■ WHAT TO WORK ON ■
Where the word "picture" occurs in a line, return that line.
┌────────
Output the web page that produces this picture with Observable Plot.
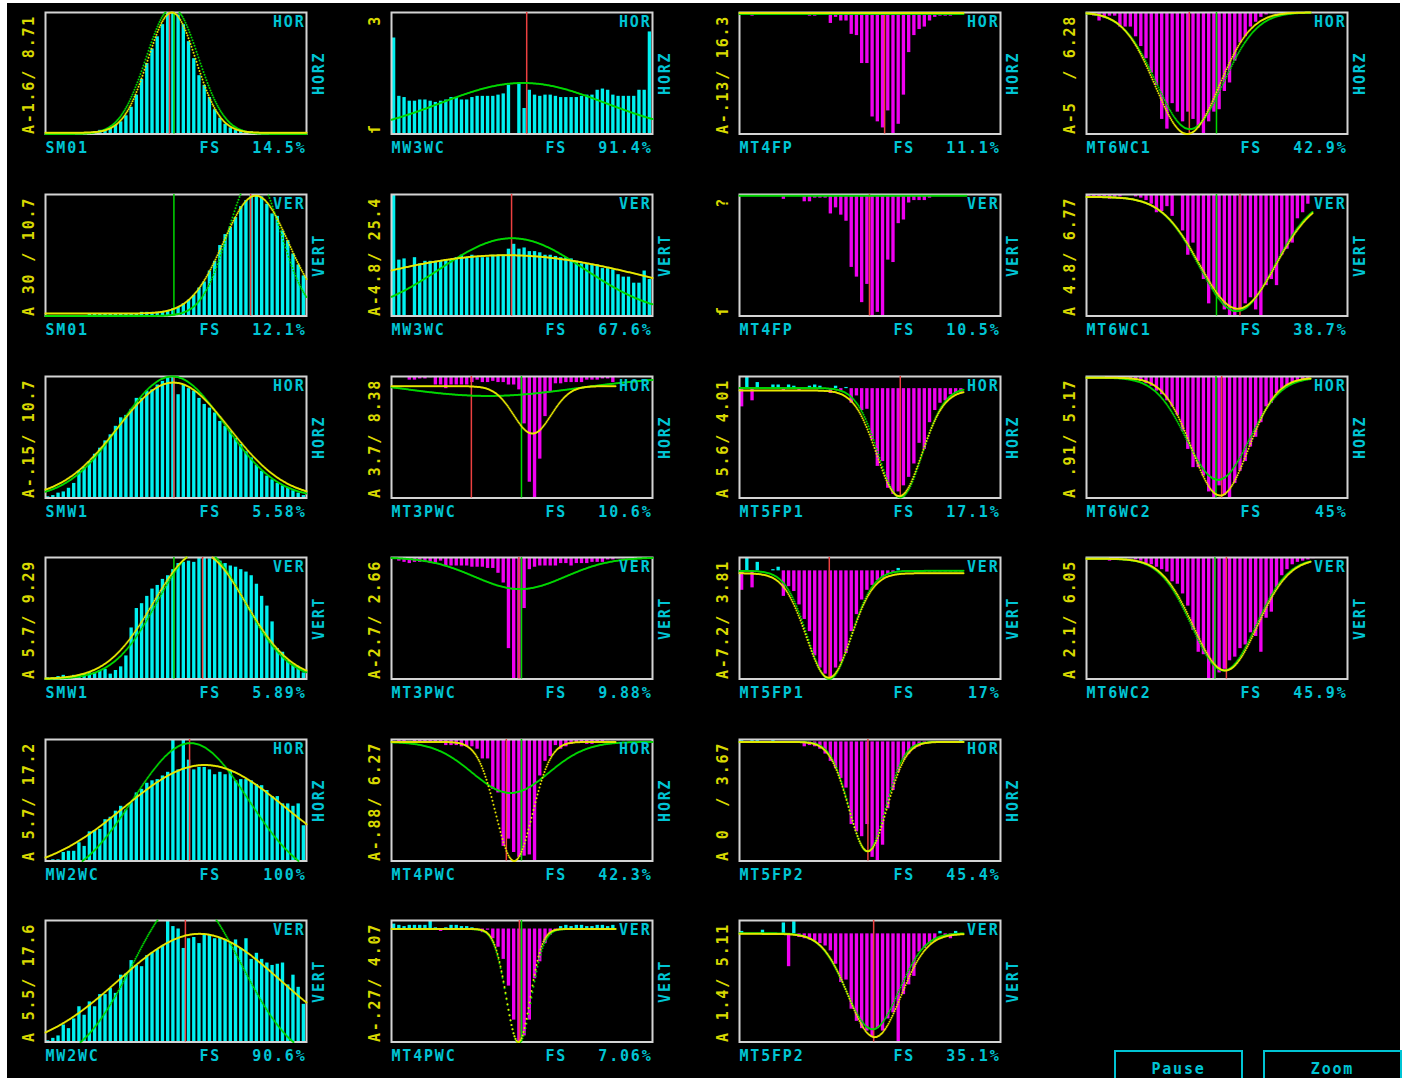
<!DOCTYPE html>
<html><head><meta charset="utf-8">
<script src="https://cdn.jsdelivr.net/npm/d3@7"></script>
<script src="https://cdn.jsdelivr.net/npm/@observablehq/plot@0.6"></script>
<style>
html,body{margin:0;padding:0;background:#fff;overflow:hidden;width:1402px;height:1078px;}
#screen{position:absolute;left:7px;top:3px;width:1393px;height:1075px;background:#000;}
.panel{position:absolute;}
.panel svg text{letter-spacing:1.8px;white-space:pre;}
.btn{position:absolute;border:2px solid #00c4d4;color:#00c4d4;font:bold 15px "DejaVu Sans Mono",monospace;letter-spacing:1.8px;box-sizing:border-box;text-align:center;line-height:34px;}
</style></head><body>
<div id="screen"></div>
<div class="btn" style="left:1114px;top:1050px;width:129px;height:40px;">Pause</div>
<div class="btn" style="left:1263px;top:1050px;width:139px;height:40px;">Zoom</div>
<script>
// ---------- data (column-major: col 1 rows 1-6, col 2 rows 1-6, col 3 rows 1-6, col 4 rows 1-4) ----------
const panelNames = ["SM01","SM01","SMW1","SMW1","MW2WC","MW2WC",
  "MW3WC","MW3WC","MT3PWC","MT3PWC","MT4PWC","MT4PWC",
  "MT4FP","MT4FP","MT5FP1","MT5FP1","MT5FP2","MT5FP2",
  "MT6WC1","MT6WC1","MT6WC2","MT6WC2"];
const panelPct = ["14.5%","12.1%","5.58%","5.89%","100%","90.6%",
  "91.4%","67.6%","10.6%","9.88%","42.3%","7.06%",
  "11.1%","10.5%","17.1%","17%","45.4%","35.1%",
  "42.9%","38.7%","45%","45.9%"];
const leftLabels = ["A-1.6/ 8.71","A 30 / 10.7","A-.15/ 10.7","A 5.7/ 9.29","A 5.7/ 17.2","A 5.5/ 17.6",
  "ſ         3","A-4.8/ 25.4","A 3.7/ 8.38","A-2.7/ 2.66","A-.88/ 6.27","A-.27/ 4.07",
  "A-.13/ 16.3","ſ         ?","A 5.6/ 4.01","A-7.2/ 3.81","A 0  / 3.67","A 1.4/ 5.11",
  "A-5  / 6.28","A 4.8/ 6.77","A .91/ 5.17","A 2.1/ 6.05"];
const orientShort = ["HOR","VER"];
const orientLong = ["HORZ","VERT"];

// baseline of the bars, % of panel height
const barBase = [0,0,0,0,0,0, 0,0,100,100,100,93, 100,100,90,89,98,89, 100,100,100,100];

// bar values (50 bins per panel), % of panel height, signed from the baseline
const barValues = [
 [1,1,1,1,1,1,1,1,1,2,3,3,5,7,10,15,22,32,45,58,70,80,90,100,100,98,90,76,62,48,40,30,20,13,8,5,3,3,2,2,1,1,1,1,1,1,1,1,1,1],
 [0,0,0,0,0,0,0,0,2,2,2,2,2,2,2,2,2,2,3,3,3,3,3,4,6,7,10,13,17,23,28,37,45,58,67,73,81,90,95,99,100,98,92,84,82,70,62,51,42,33],
 [1,2,4,5,8,12,22,25,30,36,41,47,52,59,66,68,73,82,82,88,89,93,96,99,100,85,93,90,88,82,77,74,70,63,59,55,49,44,38,33,27,22,18,15,12,10,8,6,4,2],
 [1,1,2,3,2,3,3,4,5,5,7,8,4,7,10,19,42,58,62,68,74,77,82,85,90,95,96,97,96,100,100,99,99,97,95,93,92,90,88,85,78,68,60,47,25,22,15,11,10,5],
 [0,1,1,7,8,8,15,12,24,25,26,34,36,41,45,42,48,56,59,64,66,67,70,73,100,75,100,83,75,77,77,75,71,73,71,74,66,67,67,66,63,62,58,53,53,47,47,45,47,29],
 [1,3,5,14,11,19,29,22,33,29,39,39,44,40,55,56,67,63,62,71,73,76,79,100,95,93,77,85,86,81,88,88,85,86,84,81,84,77,85,68,73,68,65,63,64,65,47,55,45,31],
 [79,31,30,27,27,28,28,27,26,27,28,30,30,28,28,30,31,31,31,31,32,33,40,0,42,21,36,32,31,32,32,31,30,30,30,30,31,32,32,36,37,36,32,31,31,31,31,36,36,84],
 [100,46,47,0,48,43,45,45,45,45,46,46,48,50,48,50,48,48,48,50,50,50,55,59,55,56,53,53,52,50,50,49,48,48,47,45,43,43,42,42,39,39,38,34,32,32,27,27,37,30],
 [0,0,0,-3,-3,-2,-2,-1,-7,-7,-10,-7,-7,-7,-7,-5,-3,-5,-5,-4,-5,-5,-7,-7,-11,-39,-87,-100,-68,-33,-13,-6,-6,-5,-5,-5,-5,-3,-3,-3,-2,-2,-5,-1,0,0,0,0,0,0],
 [0,-3,-4,-5,-4,-4,-4,-5,-5,-3,-7,-7,-7,-7,-7,-8,-8,-8,-9,-9,-13,-21,-75,-100,-100,-42,-10,-8,-7,-7,-7,-7,-5,-5,-7,-5,-5,-5,-4,-4,-4,-2,-2,-1,-1,-1,-1,-1,0,0],
 [-1,-2,-2,-1,-2,-2,-2,-2,-2,-3,-5,-5,-5,-6,-6,-6,-8,-16,-16,-41,-44,-88,-82,-93,-97,-96,-95,-100,-30,-18,-14,-5,-8,-6,-4,-3,-3,-4,-4,-2,-2,-1,-1,-1,-1,-1,0,0,0,0],
 [4,3,2,3,3,3,3,7,1,-2,1,3,3,2,2,1,0,-3,-1,-8,-15,-25,-47,-75,-93,-88,-75,-41,-27,-12,-5,-2,2,3,2,3,3,2,2,3,3,2,3,0,0,0,0,0,0,0],
 [0,0,-3,0,0,0,0,0,0,0,0,0,0,-3,-3,-1,-1,-9,-4,-7,-7,-18,-19,-42,-42,-86,-90,-95,-81,-100,-92,-68,-33,-19,-14,-12,-7,-4,-3,-3,-3,-2,0,0,0,0,0,0,0,0],
 [0,0,0,0,0,0,0,0,-4,0,0,0,-6,-6,-3,-3,-3,-16,-11,-17,-22,-60,-68,-89,-74,-100,-97,-100,-54,-56,-24,-21,-7,-5,-5,-5,-3,0,0,0,0,0,0,0,0,0,0,0,0,0],
 [-15,10,-10,5,0,0,3,3,-2,3,2,-2,0,2,3,2,0,-4,2,-2,1,-12,-6,-18,-17,-42,-64,-60,-82,-87,-85,-80,-73,-62,-45,-50,-28,-18,-12,-10,-5,-4,-3,0,0,0,0,0,0,0],
 [-16,11,-14,7,0,0,1,3,-21,-13,-17,-28,-40,-50,-70,-80,-85,-88,-80,-75,-68,-50,-36,-24,-16,-12,-8,-6,-3,-2,2,-1,-1,-1,-1,-1,-1,-1,-1,-1,-1,-1,-1,0,0,0,0,0,0,0],
 [1,0,1,1,0,0,1,0,0,0,0,0,-4,-3,-4,-6,-10,-16,-22,-30,-38,-68,-74,-78,-68,-95,-98,-85,-55,-40,-25,-15,-10,-6,-4,-2,-1,0,0,0,0,0,1,0,0,0,0,0,0,0],
 [2,0,0,0,3,0,0,0,9,-27,10,-3,-4,-5,-6,-8,-10,-14,-25,-40,-38,-62,-72,-78,-80,-85,-78,-80,-70,-65,-89,-50,-42,-35,-15,-12,-8,-6,2,-3,-4,2,0,0,0,0,0,0,0,0],
 [0,-3,-7,-5,-3,-3,-12,-12,-12,-20,-28,-38,-50,-60,-88,-96,-75,-82,-90,-82,-88,-95,-100,-90,-82,-80,-65,-58,-40,-25,-20,-12,-8,-4,-2,-1,-1,-1,-1,-1,0,0,0,0,0,0,0,0,0,0],
 [-2,-2,-3,-2,-4,-3,-2,1,0,-2,-3,-5,-8,-15,-14,-10,-18,2,-30,-50,-40,-55,-70,-90,-78,-85,-95,-100,-100,-95,-90,-85,-95,-100,-75,-70,-75,-50,-45,-40,-20,-15,-8,0,0,0,0,0,0,0],
 [0,0,0,0,-2,-2,-1,-1,-2,-3,-4,-6,-8,-12,-15,-20,-25,-32,-45,-60,-75,-75,-82,-95,-100,-90,-98,-100,-88,-78,-70,-58,-50,-38,-25,-22,-14,-10,-8,-6,-4,-3,-2,0,0,0,0,0,0,0],
 [-1,-1,-1,-1,-3,-1,-1,-1,-1,-2,-3,-5,-6,-8,-10,-12,-20,-22,-30,-40,-60,-78,-80,-100,-100,-95,-92,-85,-82,-75,-72,-62,-65,-78,-50,-45,-25,-15,-10,-6,-4,-3,-2,-1,0,0,0,0,0,0]
];

// Gaussian fit parameters: [baseline, amplitude, centre bin, sigma bins, last bin drawn]
const yellowFit = [
 [1,99,24.2,4.6,50],[2,97,40.3,6.2,50],[0,95,24.5,10.7,50],[0,104,29.5,8.8,50],[-10,89,30.5,15.5,50],[-8,97,29.5,15.5,50],
 null,[0,50,22,29,50],[92,-39,27,3.6,43],null,[98,-98,23.5,3.5,43],[93,-93,24.3,2.3,43],
 [99.5,0,25,1,43],null,[88.5,-87,30.6,4.3,43],[87,-86,17.1,4.3,43],[98,-90,24.6,3.65,43],[89,-85,25.9,5.0,43],
 [100,-100,19.3,6.1,43],[98,-92,29,7.3,43.2],[99,-97,25.6,5.4,43],[99,-92,26.6,6.1,43]
];
const greenFit = [
 [0,104,24.3,5.0,50],[0,115,40.0,5.0,50],[0,100,24.3,10.0,50],[0,106,29.8,8.3,50],[-20,117,27.8,11,50],[-20,140,27.1,10.3,50],
 [0,42,25.2,15.8,50],[0,64,23.1,13.8,50],[100,-16,18.5,17,50],[100,-26,24.6,8.7,50],[98,-42,22.8,7.3,50],[93,-94,24.4,2.4,43],
 [98.8,0,25,1,43],[99,0,25,1,43.5],[90.5,-90,30.8,4.2,43],[89,-89,17.2,4.2,43],[98,-90,24.5,3.5,43],[89.5,-79,25.5,5.0,43],
 [100,-96,19.8,6.4,43],[98,-94,28.8,7.2,43.2],[99,-84,25.2,6.0,43],[99,-92,26.3,6.1,43]
];
// marker lines (bin position)
const redLine = [23.75,39.3,24.6,30.1,27.6,26.8, 25.9,23.0,15.3,24.4,22.0,24.5, 27.8,24.9,30.8,17.2,24.6,25.7, 19.7,29.4,25.9,26.8];
const greenLine = [24.6,24.6,null,24.6,null,null, null,null,24.9,24.9,24.9,24.9, null,null,null,null,null,null, 24.9,24.9,24.8,24.6];

// ---------- layout ----------
const COLS = [45,391,739,1086], ROWS = [12,194,375.5,557,738.5,920];
const BW = 261, BH = 121.5, ML = 40, MR = 30, MT = 4, MB = 26, NB = 50;
const C_BAR = "#00f0f0", C_MAG = "#f000f0", C_GRN = "#00d800", C_YEL = "#e8e800",
      C_RED = "#ec4040", C_FRAME = "#d4d4d4", C_TXT = "#00c4d4", C_LBL = "#d8d800";

function fitPoints(p) {
  if (!p) return [];
  const [b, a, c, s, xe] = p;
  const pts = [];
  const npx = Math.round(xe / NB * BW);
  for (let px = 0; px <= npx; px++) {
    const x = px * NB / BW;
    const y = b + a * Math.exp(-((x - c) ** 2) / (2 * s * s));
    if (y >= -0.5 && y <= 100.5) pts.push({x, y: Math.max(0, Math.min(100, y))});
  }
  return pts;
}

panelNames.forEach((name, k) => {
  const col = Math.floor(k / 6), row = k % 6, o = row % 2;
  const base = barBase[k];
  const bars = barValues[k].map((v, i) => ({
    i, v,
    y1: v >= 0 ? base : base + v,
    y2: Math.min(100, v >= 0 ? base + v : base)
  })).filter(d => d.v !== 0);
  const marks = [
    Plot.rect(bars, {x1: d => d.i + 0.18, x2: d => d.i + 0.82, y1: "y1", y2: "y2",
      fill: d => d.v > 0 ? C_BAR : C_MAG}),
    Plot.frame({stroke: C_FRAME, strokeWidth: 2}),
    Plot.ruleX(greenLine[k] == null ? [] : [greenLine[k]], {x: d => d, stroke: C_GRN, strokeWidth: 1.5}),
    Plot.ruleX([redLine[k]], {x: d => d, stroke: C_RED, strokeWidth: 1.5}),
    Plot.dot(fitPoints(greenFit[k]), {x: "x", y: "y", r: 1, fill: C_GRN}),
    Plot.dot(fitPoints(yellowFit[k]), {x: "x", y: "y", r: 1, fill: C_YEL}),
    Plot.text([leftLabels[k]], {text: d => d, frameAnchor: "bottom-left", rotate: -90,
      textAnchor: "start", lineAnchor: "middle", dx: -16, fill: C_LBL}),
    Plot.text([orientLong[o]], {text: d => d, frameAnchor: "right", rotate: -90,
      textAnchor: "middle", lineAnchor: "middle", dx: 13, fill: C_TXT}),
    Plot.text([orientShort[o]], {text: d => d, frameAnchor: "top-right",
      textAnchor: "end", lineAnchor: "top", dx: -1, dy: 4, fill: C_TXT}),
    Plot.text([name], {text: d => d, frameAnchor: "bottom-left",
      textAnchor: "start", lineAnchor: "top", dy: 8, fill: C_TXT}),
    Plot.text(["FS"], {text: d => d, frameAnchor: "bottom-left",
      textAnchor: "start", lineAnchor: "top", dx: 154, dy: 8, fill: C_TXT}),
    Plot.text([panelPct[k]], {text: d => d, frameAnchor: "bottom-right",
      textAnchor: "end", lineAnchor: "top", dx: 0, dy: 8, fill: C_TXT})
  ];
  const chart = Plot.plot({
    width: ML + BW + MR, height: MT + BH + MB,
    marginLeft: ML, marginRight: MR, marginTop: MT, marginBottom: MB,
    x: {domain: [0, NB], axis: null},
    y: {domain: [0, 100], axis: null},
    style: {background: "transparent", color: C_TXT, fontFamily: "'DejaVu Sans Mono', monospace",
      fontSize: "15px", fontWeight: "bold", overflow: "visible"},
    marks
  });
  const div = document.createElement("div");
  div.className = "panel";
  div.style.left = (COLS[col] - ML) + "px";
  div.style.top = (ROWS[row] - MT) + "px";
  div.appendChild(chart);
  document.body.appendChild(div);
});
</script>
</body></html>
└────────
■ FINISHED TASK ■
Output the web page that produces this picture with Observable Plot.

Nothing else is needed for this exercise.